British Military Tournament - Review

To make any judgement about the British Military Tournament, held in aid of the Army Benevolent Fund last weekend, we must suspend misty eyed memories of the Royal Tournament, for the two are on a different scale and financed differently.

The Royal Tournament enjoyed sponsorship from the resource rich MOD, a hundred years of tradition and service chiefs keen to outplay one another each year. Successive shows were bigger and better than the last, right up until Blair and his acolytes decided it had no place in his Cool Britannia vision......... which makes him, a weapons grade prat.

So, after an eleven year gap the ABF took the courageous gamble to stage a scaled down Tournament which they financed themselves with any profits benefiting the charity............... and it worked.

Whilst somewhat smaller, it absolutely didn't matter for the BMT is tight enough and entertaining enough to stand on it's own without regard to the past. The public turned out with great enthusiasm in their thousands, with parents and grandparents bringing their offspring of all ages to enjoy the pageantry, just as they had been brought by their own parents in years past.

Most of the military programme was provided by ceremonial troops based in London, the Household Cavalry, The Kings Troop and the HAC. That's a lot of horses, which went down well with all the little girls in the audience. I long ago lost any affinity that I might have had with horses when a nasty brute called Paddy gave me a shoeing when I was doing mandatory equitation training as a young Gunner officer at Larkhill. I would never have made the cut for the Kings Troop, (who anyway seem to be full of big girls who like horses these days), but I never cease to swell with pride when the bugler calls the Troop into the arena. If there are seven wonders of the millenium, the Troop is on my list.................... and the idea of big girls who like horses manning the guns is a concept that I find is strangely growing on me.

The wander through three hundred years of military history also brought us the "RAPTC Edwardian Demonstration Team." This comprised of a bunch of PTI's doing a mildly amusing routine vaulting over a box. Don't misunderstand me, most of the audience loved it. I however, was catapulted back to yet another humiliating experience in the gym when such was my inability to execute a spring jump, tumble, somersault thing on those wretched boxes that the PTI shoved me inside it for the duration of the lesson. I never quite understood what part in modern warfare the ability to vault over a wooden horse was going to play, unless I suppose one were to accidentally fall through the time space continuum and end up imprisoned in a German POW camp.

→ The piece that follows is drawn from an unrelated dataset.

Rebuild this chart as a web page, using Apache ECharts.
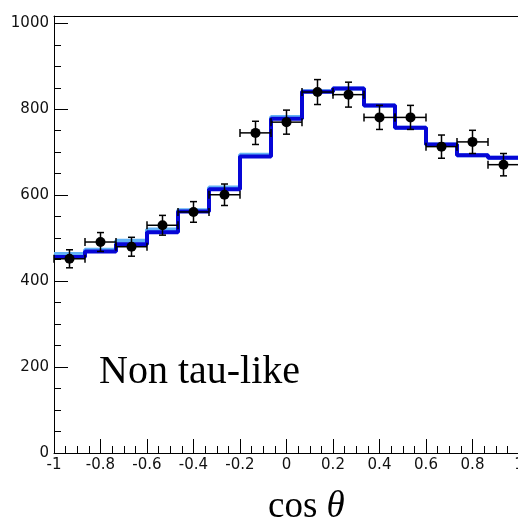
<!DOCTYPE html>
<html>
<head>
<meta charset="utf-8">
<script src="https://cdn.jsdelivr.net/npm/echarts@6/dist/echarts.min.js"></script>
<style>
  html, body { margin: 0; padding: 0; background: #fff; }
  #chart { width: 518px; height: 521px; }
</style>
</head>
<body>
<div id="chart"></div>
<script>
// cos(theta) distribution, 15 equal-width bins over [-1, 1]
const xMin = -1;
const xMax = 1;
const nBins = 15;
const yMax = 1017;
const yTickMax = 1000;

// expected yields per bin, two models (light and dark histograms)
const modelLight = [463, 473, 494, 520, 565, 618, 694, 782, 842, 848, 809, 757, 718, 693, 687];
const modelDark  = [456, 469, 486, 514, 562, 614, 690, 778, 841, 848, 809, 757, 718, 693, 687];

// observed counts and their uncertainties
const dataCounts = [452, 491, 480, 530, 561, 601, 745, 770, 840, 834, 781, 781, 713, 724, 671];
const dataErrors = [21, 22, 22, 23, 24, 25, 27, 28, 29, 29, 28, 28, 27, 27, 26];

const binWidth = (xMax - xMin) / nBins;
const edges = Array.from({ length: nBins + 1 }, (_, i) => xMin + i * binWidth);
const centers = Array.from({ length: nBins }, (_, i) => xMin + (i + 0.5) * binWidth);

function stepData(vals) {
  const pts = vals.map((v, i) => [edges[i], v]);
  pts.push([edges[nBins], vals[nBins - 1]]);
  return pts;
}

const tickFont = { fontFamily: 'DejaVu Sans', fontSize: 15, color: '#111' };
const serif = 'Liberation Serif';

const chart = echarts.init(document.getElementById('chart'), null, { renderer: 'canvas' });

chart.setOption({
  animation: false,
  backgroundColor: '#fff',
  grid: [
    // frame holding the histograms and the data points
    { left: 54, top: 16, width: 465, height: 437, outerBoundsMode: 'none', containLabel: false },
    // y-axis scale carrying ticks and labels up to 1000
    { left: 54, top: 453 - 437 * yTickMax / yMax, width: 465, height: 437 * yTickMax / yMax,
      outerBoundsMode: 'none', containLabel: false }
  ],
  xAxis: [
    {
      gridIndex: 0, type: 'value', min: xMin, max: xMax, interval: 0.2,
      axisLine: { show: true, onZero: false, lineStyle: { color: '#000', width: 1 } },
      axisTick: { show: true, inside: true, length: 14, lineStyle: { color: '#000', width: 1 } },
      minorTick: { show: true, splitNumber: 4, length: 7, lineStyle: { color: '#000', width: 1 } },
      splitLine: { show: false },
      axisLabel: Object.assign({ margin: 5, hideOverlap: false,
        formatter: v => String(Math.round(v * 10) / 10) }, tickFont)
    },
    {
      gridIndex: 0, type: 'value', min: xMin, max: xMax, position: 'top',
      axisLine: { show: true, onZero: false, lineStyle: { color: '#000', width: 1 } },
      axisTick: { show: false }, axisLabel: { show: false }, splitLine: { show: false }
    },
    { gridIndex: 1, type: 'value', min: xMin, max: xMax, show: false }
  ],
  yAxis: [
    {
      gridIndex: 0, type: 'value', min: 0, max: yMax,
      axisLine: { show: true, onZero: false, lineStyle: { color: '#000', width: 1 } },
      axisTick: { show: false }, axisLabel: { show: false }, splitLine: { show: false }
    },
    {
      gridIndex: 1, type: 'value', min: 0, max: yTickMax, interval: 200,
      axisLine: { show: false, onZero: false },
      axisTick: { show: true, inside: true, length: 14, lineStyle: { color: '#000', width: 1 } },
      minorTick: { show: true, splitNumber: 4, length: 7, lineStyle: { color: '#000', width: 1 } },
      splitLine: { show: false },
      axisLabel: Object.assign({ margin: 5, formatter: v => String(v) }, tickFont)
    }
  ],
  series: [
    {
      name: 'model light', type: 'line', step: 'end', xAxisIndex: 0, yAxisIndex: 0,
      data: stepData(modelLight), symbol: 'none', z: 2,
      lineStyle: { color: '#62b2f6', width: 4 }
    },
    {
      name: 'model dark', type: 'line', step: 'end', xAxisIndex: 0, yAxisIndex: 0,
      data: stepData(modelDark), symbol: 'none', z: 3,
      lineStyle: { color: '#0606d6', width: 4 }
    },
    {
      name: 'errors', type: 'custom', xAxisIndex: 0, yAxisIndex: 0, z: 4, clip: false,
      data: dataCounts.map((v, i) => [centers[i], v, dataErrors[i], binWidth / 2]),
      renderItem(params, api) {
        const x = api.value(0), y = api.value(1), e = api.value(2), h = api.value(3);
        const top = api.coord([x, y + e]);
        const bot = api.coord([x, y - e]);
        const l = api.coord([x - h, y]);
        const r = api.coord([x + h, y]);
        const st = { stroke: '#000', lineWidth: 1.5 };
        const seg = (x1, y1, x2, y2) => ({ type: 'line', shape: { x1, y1, x2, y2 }, style: st });
        return {
          type: 'group',
          children: [
            seg(top[0], top[1], bot[0], bot[1]),
            seg(top[0] - 3.5, top[1], top[0] + 3.5, top[1]),
            seg(bot[0] - 3.5, bot[1], bot[0] + 3.5, bot[1]),
            seg(l[0], l[1], r[0], r[1]),
            seg(l[0], l[1] - 4, l[0], l[1] + 4),
            seg(r[0], r[1] - 4, r[0], r[1] + 4)
          ]
        };
      }
    },
    {
      name: 'data', type: 'scatter', xAxisIndex: 0, yAxisIndex: 0, z: 5,
      data: dataCounts.map((v, i) => [centers[i], v]),
      symbol: 'circle', symbolSize: 10,
      itemStyle: { color: '#000', opacity: 1 }
    }
  ],
  graphic: [
    {
      type: 'text', left: 99, top: 352, z: 10,
      style: { text: 'Non tau-like', font: '40px "Liberation Serif"', fill: '#000' }
    },
    {
      type: 'text', left: 268, top: 489, z: 10,
      style: {
        text: '{a|cos }{b|θ}',
        rich: {
          a: { fontFamily: serif, fontSize: 37, color: '#000' },
          b: { fontFamily: serif, fontSize: 37, fontStyle: 'italic', color: '#000' }
        }
      }
    }
  ]
});
</script>
</body>
</html>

The biggest cheer of the day though, came when the boys of Wellington College marched on to "Heart of Oak," to do the Field Gun run. I felt the same wave of emotion run through the audience when the boys marched on that I felt at the “Last Run,” eleven years ago. Indeed, the two big hairy old field gunners sitting next to me had tears in their eyes when the boys numbered off. So carried away with the moment were they that they spent the next 15 minutes shouting for Pompey!

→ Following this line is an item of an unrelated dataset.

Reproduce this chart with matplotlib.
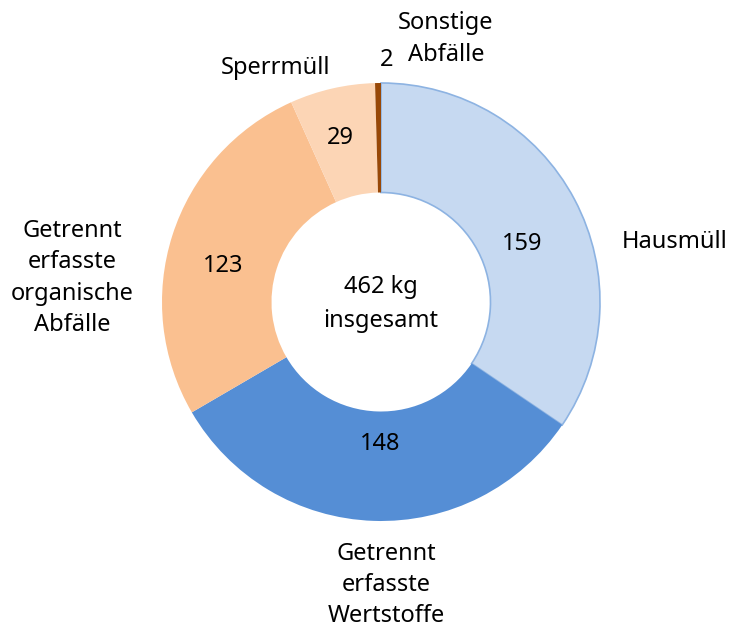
import matplotlib.pyplot as plt

# Haushaltsabfälle pro Kopf (kg)
categories = ['Hausmüll', 'Getrennt\nerfasste\nWertstoffe',
              'Getrennt\nerfasste\norganische\nAbfälle', 'Sperrmüll',
              'Sonstige\nAbfälle']
values = [159, 148, 123, 29, 2]
total_label = '462 kg\ninsgesamt'
colors = ['#c6d9f1', '#558ed5', '#fac090', '#fcd5b5', '#984807']

plt.rcParams['font.family'] = ['Noto Sans', 'DejaVu Sans']

W, H = 734, 628
fig = plt.figure(figsize=(W / 100, H / 100), dpi=100)
ax = fig.add_axes([0, 0, 1, 1])

cx, cy, R = 381, H - 302, 219
wedges, _ = ax.pie(values, colors=colors, startangle=90, counterclock=False,
                   center=(cx, cy), radius=R, frame=True,
                   wedgeprops=dict(width=R * 0.5, linewidth=0))
ax.set_xlim(0, W)
ax.set_ylim(0, H)
ax.set_aspect('equal')
ax.axis('off')
# thin blue outline around Hausmüll
wedges[0].set_edgecolor('#8db3e2')
wedges[0].set_linewidth(1.2)

fs = 17
# values inside the ring
val_pos = [(522, 244), (380, 444), (223, 266), (340, 138), (387, 60)]
for v, (x, y) in zip(values, val_pos):
    ax.text(x, H - y, str(v), ha='center', va='center', fontsize=fs)

# category labels outside
lab_pos = [(675, 242), (386, 585), (72, 278), (276, 68), (446, 39)]
for lab, (x, y) in zip(categories, lab_pos):
    ax.text(x, H - y, lab, ha='center', va='center', fontsize=fs,
            linespacing=1.4)

ax.text(cx, cy - 2, total_label, ha='center', va='center', fontsize=fs,
        linespacing=1.58)

fig.savefig('out.png', dpi=100)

Moreover, having been to something in the order of twelve Tournaments’ over the years I can’t remember a run more closely contested, or as exciting, as was the blistering one I watched on Sunday afternoon. While the average age of the boys is sixteen, and their guns are half size, weighing in at 700lb rather than twice that for the Navy when they did the Run, the obstacles are full size and the courage, commitment and pride demonstrated by the crews is the match of any of their illustrious forbears. Indeed, the highest praise seemed to come from former Field Gunners themselves.

The sad thing here, is the people who won't acknowledge and support their heritage are the Royal Navy themselves. Whilst former Field Gunners turned out to train and support the Field Gun teams, and others provided the arena teams for the Tournament, the Navy didn't want anything officially to do with it. Nothing commercial involved here but the Navy wouldn't even allow the teams to compete under their CCF title. Perhaps some pen pushing box ticker was worried about Health & Safety? The point is though, if the Admiralty can't be bothered to demonstrate support for those who are in effect the caretakers of their own traditions, what future do they have? The Navy has gone to great lengths to shake off the reputational hit from the "ipod," incident in the Gulf when some ratings showed a lack of backbone, but they've let themselves down again.

Obviously, as has become the norm at any "event," these days, be prepared to have your eyes ripped out when you buy a bottle of water and a snack. Actually, you'll find that for only the cost of a monthly mortgage on a small country house you can easily buy the whole family a quick bite to eat.


Notwithstanding that, I had a thunderingly good day out. I suspect that given the success of the weekend the BMT will be back with us next year.................. and so shall I.